Tim Brown and Stephen Schwartz defend their positions. Tim says:

"I agree entirely with Linda that the very large Indian minority in Mexico is far too poor and disempowered because it has been marginalized for far too long. But I do not accept that this justifies the organized armed violence of the Zapatista National Liberation Army [EZLN] allegedly led by Sub-Comandante Marcos [aka Sebastian Guillen] because I neither accept that the end justifies the means nor that such self-appointed "leaders" are the legitimate voices of those they merely use as cannon fodder to their own ends. Recent history is rife with examples of such demagogues who speak with honey in their mouths "but inwardly are ravenous as wolves." Revolutions are often necessary things. But today revolutionary changes can and should be wrought by ballots, not bullets."

My comment: This raises two questions.

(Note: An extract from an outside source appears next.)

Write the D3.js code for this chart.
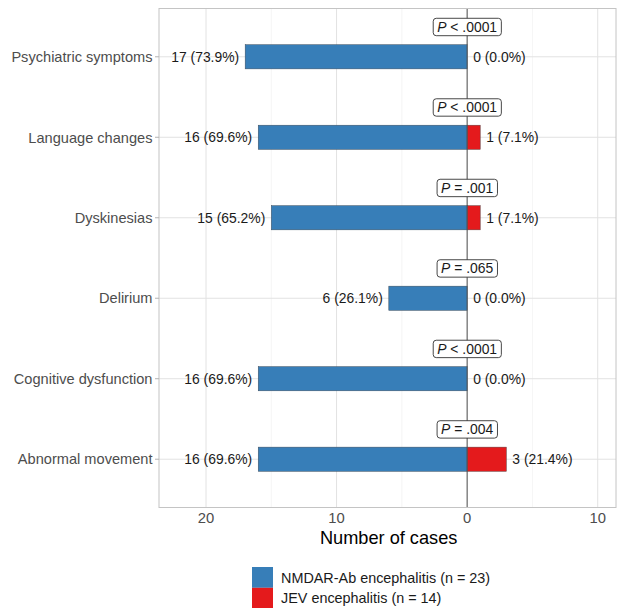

The first is the real motivation of Subcomandante Marcos. It is probably a mixture of idealism and self-promotion. The second is the need for violent revolution. This is a basic issue. Those who believe in "direct action" say it is. So did Thomas Jefferson, who seemed the enjoy bloodletting.

Stephen Schwsartz asks: "If there is no middle class in Mexico, who voted for Fox? "Marcos" is not a product of the middle class, but of the top elite. I am not convinced he ever "endured the hardships of the rainforest;" rather, he commutes there in order to deliver press conferences. "Marcos" is a political athlete; he goes to the rainforest now and then to sleep on a tarp the way other rich bourgeois climb difficult mountains -- for public adulation. And everybody knows, public adulation is a form of wealth far superior to houses, big screen tvs, and limousines. For one thing, it leads to easier acquisition of those things."

My comment: Whether Marcos lives in the rainforest or just travels there for press conferences is a matter of fact about which I have no information. As for his motivation, it is clear that some people like him, some do not. Stephen Schwartz writes at length about the diversity of the Indians of Chiapas and Guatemala. All are agreed on that, but it does not affect the argument.